BSA Tries To Convince People That Antipiracy Efforts Help The Economy
from the contradicting-studies dept
It was just a few months ago that the Commission on Intellectual Property Rights came out with a report saying that current intellectual property laws are much more damaging than helpful on developing nations – and suggesting that those nations not follow such laws. Such findings must have scared the intellectual property cartel in the US quite a bit. Now, the BSA (the intellectual property enforcement arm of the software industry) has come out with their own, competing report saying that strong intellectual property compliance helps build economies. Specifically, the study points out that there is a correlation between countries that have low piracy rates and countries that have a large tech industry. Of course, as any first year statistics student will tell you, correlation doesn’t mean causation in any way – and there are any number of reasons why the correlation might be there, that has nothing to do with anti-piracy efforts.

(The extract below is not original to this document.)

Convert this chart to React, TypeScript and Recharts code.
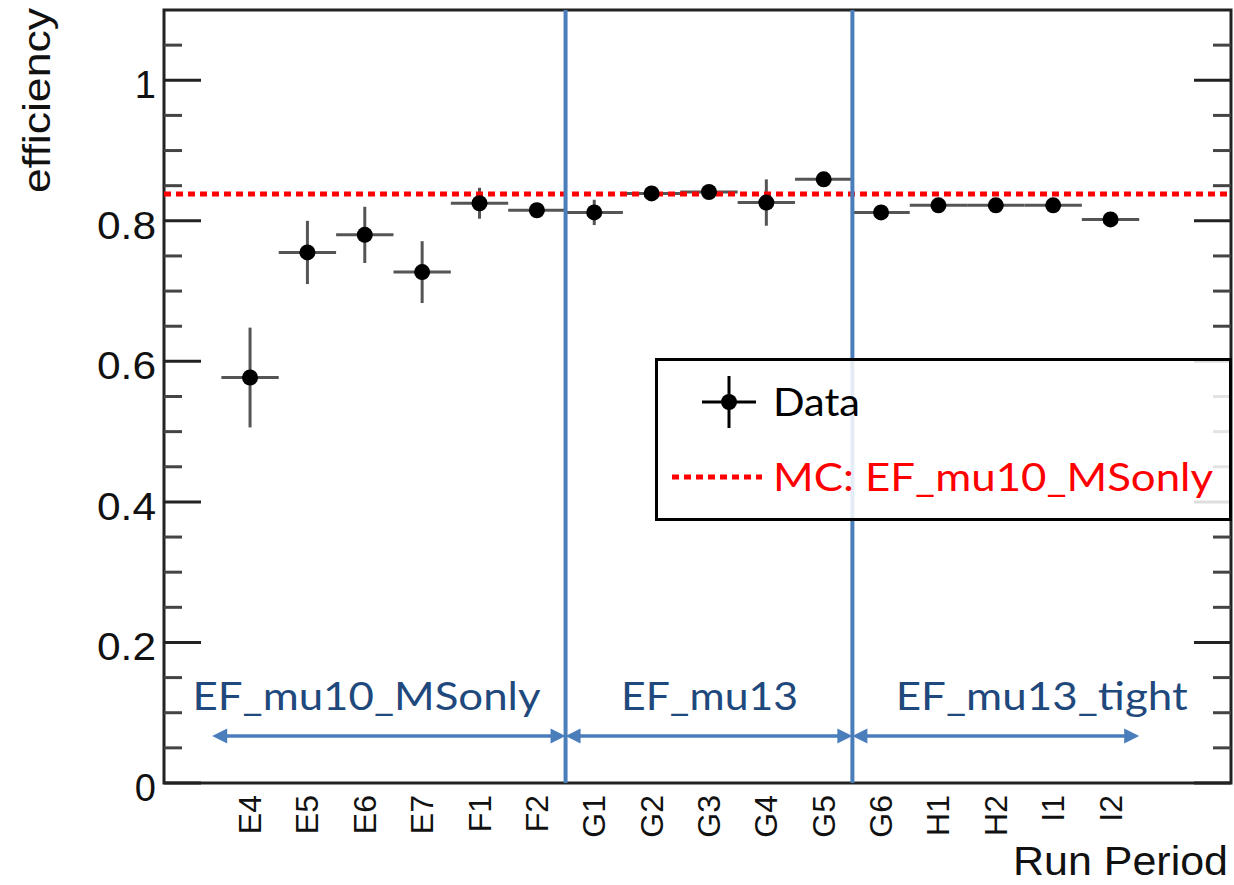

Comments on “BSA Tries To Convince People That Antipiracy Efforts Help The Economy”
BSA is dreaming (again)
It is obvious that piracy rates is higher in the poorer countries (expressed as a percentage of total software sales), because M$ (and other) software is just too expensive for them.
So all this study really proves is that economic success (i.e. wealth) of a country correlates with the econonic success (i.e. wealth) of that same country.